Below are records to transcribe exactly, without their pictures.

### Raw data ###

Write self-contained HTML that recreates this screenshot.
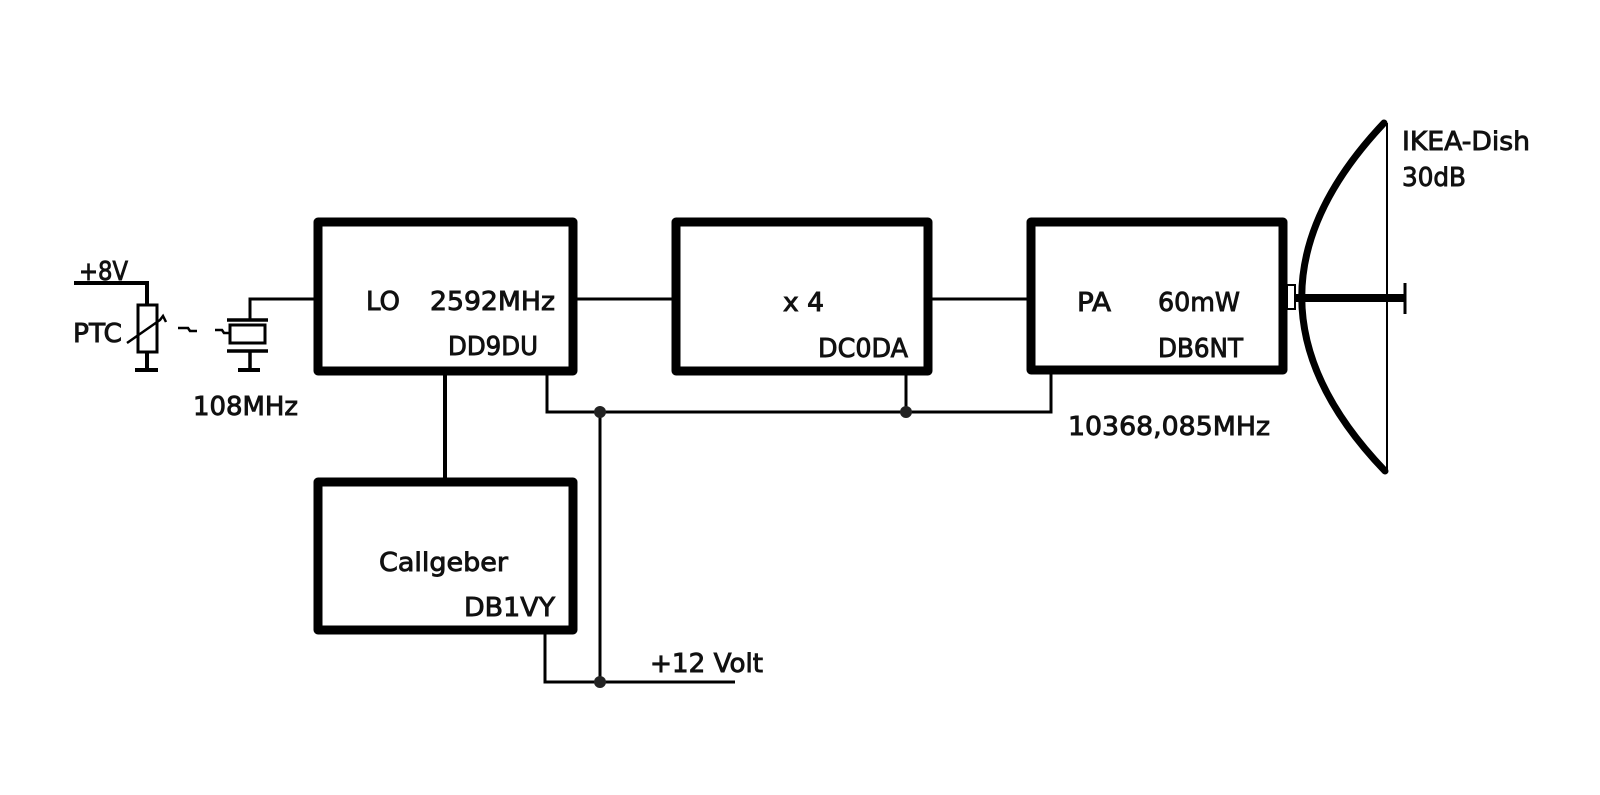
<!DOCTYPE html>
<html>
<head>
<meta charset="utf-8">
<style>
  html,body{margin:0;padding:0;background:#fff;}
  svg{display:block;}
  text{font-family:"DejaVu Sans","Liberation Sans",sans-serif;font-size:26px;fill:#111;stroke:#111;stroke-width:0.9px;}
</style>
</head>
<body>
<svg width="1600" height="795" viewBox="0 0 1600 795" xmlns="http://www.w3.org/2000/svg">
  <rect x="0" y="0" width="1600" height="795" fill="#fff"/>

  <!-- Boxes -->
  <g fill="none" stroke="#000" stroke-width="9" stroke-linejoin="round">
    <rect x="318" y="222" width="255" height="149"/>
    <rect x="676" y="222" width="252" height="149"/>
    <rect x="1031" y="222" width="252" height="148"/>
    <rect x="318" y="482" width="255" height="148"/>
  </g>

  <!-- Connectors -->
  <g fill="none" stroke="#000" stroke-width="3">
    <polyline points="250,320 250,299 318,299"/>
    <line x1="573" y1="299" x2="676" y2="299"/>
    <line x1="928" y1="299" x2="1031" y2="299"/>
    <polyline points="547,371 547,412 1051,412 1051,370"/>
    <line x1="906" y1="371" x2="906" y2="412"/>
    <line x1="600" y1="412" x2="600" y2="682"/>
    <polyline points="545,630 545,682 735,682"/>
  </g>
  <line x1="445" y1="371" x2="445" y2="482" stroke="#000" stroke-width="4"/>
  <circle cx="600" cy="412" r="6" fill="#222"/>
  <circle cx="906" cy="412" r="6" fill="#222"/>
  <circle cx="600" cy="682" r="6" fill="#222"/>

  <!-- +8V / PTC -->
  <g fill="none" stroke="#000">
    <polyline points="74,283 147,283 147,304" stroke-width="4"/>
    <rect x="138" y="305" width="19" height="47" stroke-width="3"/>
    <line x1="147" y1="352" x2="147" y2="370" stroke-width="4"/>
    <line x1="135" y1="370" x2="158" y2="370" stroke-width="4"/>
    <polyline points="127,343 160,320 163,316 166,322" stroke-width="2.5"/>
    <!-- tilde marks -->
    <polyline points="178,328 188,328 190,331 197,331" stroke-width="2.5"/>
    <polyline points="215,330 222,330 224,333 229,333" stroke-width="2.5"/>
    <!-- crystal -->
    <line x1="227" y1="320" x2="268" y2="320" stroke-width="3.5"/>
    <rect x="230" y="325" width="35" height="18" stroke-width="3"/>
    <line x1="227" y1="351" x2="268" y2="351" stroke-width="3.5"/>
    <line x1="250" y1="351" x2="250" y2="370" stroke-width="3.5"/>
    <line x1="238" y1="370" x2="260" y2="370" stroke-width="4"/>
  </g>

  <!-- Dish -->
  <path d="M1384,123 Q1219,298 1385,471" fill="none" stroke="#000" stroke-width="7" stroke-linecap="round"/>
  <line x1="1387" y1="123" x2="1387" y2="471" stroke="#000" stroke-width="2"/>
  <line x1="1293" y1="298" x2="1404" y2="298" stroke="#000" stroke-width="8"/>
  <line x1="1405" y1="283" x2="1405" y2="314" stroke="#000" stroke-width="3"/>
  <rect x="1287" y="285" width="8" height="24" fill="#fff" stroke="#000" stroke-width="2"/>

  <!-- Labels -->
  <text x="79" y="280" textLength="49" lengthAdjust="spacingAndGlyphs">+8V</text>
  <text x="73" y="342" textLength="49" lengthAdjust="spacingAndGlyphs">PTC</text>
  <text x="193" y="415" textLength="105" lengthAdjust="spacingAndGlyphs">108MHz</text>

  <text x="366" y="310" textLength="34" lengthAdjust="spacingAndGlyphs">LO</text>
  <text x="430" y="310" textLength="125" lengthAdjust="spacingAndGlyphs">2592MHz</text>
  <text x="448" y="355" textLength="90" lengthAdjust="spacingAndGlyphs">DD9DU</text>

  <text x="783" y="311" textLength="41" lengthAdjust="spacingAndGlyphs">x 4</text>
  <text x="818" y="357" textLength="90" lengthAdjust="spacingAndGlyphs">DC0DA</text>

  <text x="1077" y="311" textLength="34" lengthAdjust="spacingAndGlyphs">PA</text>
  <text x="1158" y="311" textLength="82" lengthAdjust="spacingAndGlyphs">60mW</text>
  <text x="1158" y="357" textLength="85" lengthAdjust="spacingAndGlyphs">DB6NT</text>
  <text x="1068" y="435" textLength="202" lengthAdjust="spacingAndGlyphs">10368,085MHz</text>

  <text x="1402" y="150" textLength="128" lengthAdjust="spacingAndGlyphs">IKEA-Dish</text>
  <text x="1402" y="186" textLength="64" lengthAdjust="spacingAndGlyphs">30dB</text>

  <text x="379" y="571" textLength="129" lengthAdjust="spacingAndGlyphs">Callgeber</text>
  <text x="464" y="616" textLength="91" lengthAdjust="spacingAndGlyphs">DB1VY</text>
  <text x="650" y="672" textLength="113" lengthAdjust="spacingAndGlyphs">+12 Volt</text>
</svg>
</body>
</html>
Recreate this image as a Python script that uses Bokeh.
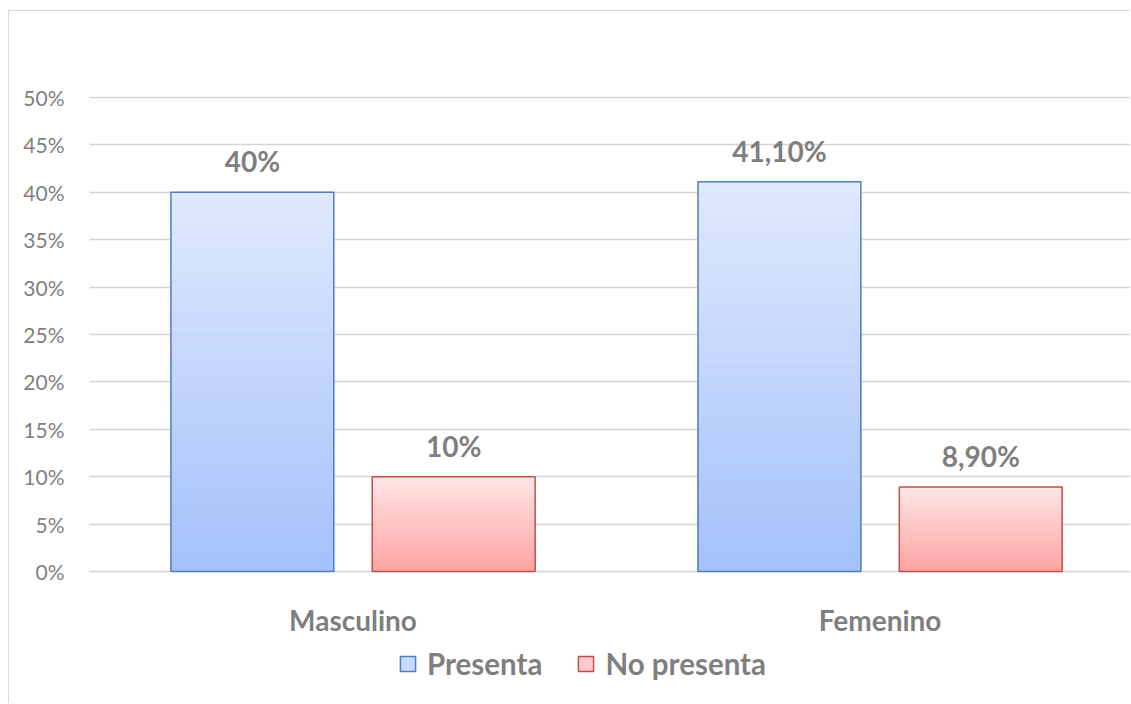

###

» The output:
Write self-contained HTML that recreates this screenshot.
<!DOCTYPE html>
<html>
<head>
<meta charset="utf-8">
<style>
  html,body{margin:0;padding:0;background:#fff;}
  svg{display:block;}
  text{font-family:"DejaVu Sans","Liberation Sans",sans-serif;font-size:26px;fill:#111;stroke:#111;stroke-width:0.9px;}
</style>
</head>
<body>
<svg width="1600" height="795" viewBox="0 0 1600 795" xmlns="http://www.w3.org/2000/svg">
  <rect x="0" y="0" width="1600" height="795" fill="#fff"/>

  <!-- Boxes -->
  <g fill="none" stroke="#000" stroke-width="9" stroke-linejoin="round">
    <rect x="318" y="222" width="255" height="149"/>
    <rect x="676" y="222" width="252" height="149"/>
    <rect x="1031" y="222" width="252" height="148"/>
    <rect x="318" y="482" width="255" height="148"/>
  </g>

  <!-- Connectors -->
  <g fill="none" stroke="#000" stroke-width="3">
    <polyline points="250,320 250,299 318,299"/>
    <line x1="573" y1="299" x2="676" y2="299"/>
    <line x1="928" y1="299" x2="1031" y2="299"/>
    <polyline points="547,371 547,412 1051,412 1051,370"/>
    <line x1="906" y1="371" x2="906" y2="412"/>
    <line x1="600" y1="412" x2="600" y2="682"/>
    <polyline points="545,630 545,682 735,682"/>
  </g>
  <line x1="445" y1="371" x2="445" y2="482" stroke="#000" stroke-width="4"/>
  <circle cx="600" cy="412" r="6" fill="#222"/>
  <circle cx="906" cy="412" r="6" fill="#222"/>
  <circle cx="600" cy="682" r="6" fill="#222"/>

  <!-- +8V / PTC -->
  <g fill="none" stroke="#000">
    <polyline points="74,283 147,283 147,304" stroke-width="4"/>
    <rect x="138" y="305" width="19" height="47" stroke-width="3"/>
    <line x1="147" y1="352" x2="147" y2="370" stroke-width="4"/>
    <line x1="135" y1="370" x2="158" y2="370" stroke-width="4"/>
    <polyline points="127,343 160,320 163,316 166,322" stroke-width="2.5"/>
    <!-- tilde marks -->
    <polyline points="178,328 188,328 190,331 197,331" stroke-width="2.5"/>
    <polyline points="215,330 222,330 224,333 229,333" stroke-width="2.5"/>
    <!-- crystal -->
    <line x1="227" y1="320" x2="268" y2="320" stroke-width="3.5"/>
    <rect x="230" y="325" width="35" height="18" stroke-width="3"/>
    <line x1="227" y1="351" x2="268" y2="351" stroke-width="3.5"/>
    <line x1="250" y1="351" x2="250" y2="370" stroke-width="3.5"/>
    <line x1="238" y1="370" x2="260" y2="370" stroke-width="4"/>
  </g>

  <!-- Dish -->
  <path d="M1384,123 Q1219,298 1385,471" fill="none" stroke="#000" stroke-width="7" stroke-linecap="round"/>
  <line x1="1387" y1="123" x2="1387" y2="471" stroke="#000" stroke-width="2"/>
  <line x1="1293" y1="298" x2="1404" y2="298" stroke="#000" stroke-width="8"/>
  <line x1="1405" y1="283" x2="1405" y2="314" stroke="#000" stroke-width="3"/>
  <rect x="1287" y="285" width="8" height="24" fill="#fff" stroke="#000" stroke-width="2"/>

  <!-- Labels -->
  <text x="79" y="280" textLength="49" lengthAdjust="spacingAndGlyphs">+8V</text>
  <text x="73" y="342" textLength="49" lengthAdjust="spacingAndGlyphs">PTC</text>
  <text x="193" y="415" textLength="105" lengthAdjust="spacingAndGlyphs">108MHz</text>

  <text x="366" y="310" textLength="34" lengthAdjust="spacingAndGlyphs">LO</text>
  <text x="430" y="310" textLength="125" lengthAdjust="spacingAndGlyphs">2592MHz</text>
  <text x="448" y="355" textLength="90" lengthAdjust="spacingAndGlyphs">DD9DU</text>

  <text x="783" y="311" textLength="41" lengthAdjust="spacingAndGlyphs">x 4</text>
  <text x="818" y="357" textLength="90" lengthAdjust="spacingAndGlyphs">DC0DA</text>

  <text x="1077" y="311" textLength="34" lengthAdjust="spacingAndGlyphs">PA</text>
  <text x="1158" y="311" textLength="82" lengthAdjust="spacingAndGlyphs">60mW</text>
  <text x="1158" y="357" textLength="85" lengthAdjust="spacingAndGlyphs">DB6NT</text>
  <text x="1068" y="435" textLength="202" lengthAdjust="spacingAndGlyphs">10368,085MHz</text>

  <text x="1402" y="150" textLength="128" lengthAdjust="spacingAndGlyphs">IKEA-Dish</text>
  <text x="1402" y="186" textLength="64" lengthAdjust="spacingAndGlyphs">30dB</text>

  <text x="379" y="571" textLength="129" lengthAdjust="spacingAndGlyphs">Callgeber</text>
  <text x="464" y="616" textLength="91" lengthAdjust="spacingAndGlyphs">DB1VY</text>
  <text x="650" y="672" textLength="113" lengthAdjust="spacingAndGlyphs">+12 Volt</text>
</svg>
</body>
</html>
Recreate this image as a Python script that uses Bokeh.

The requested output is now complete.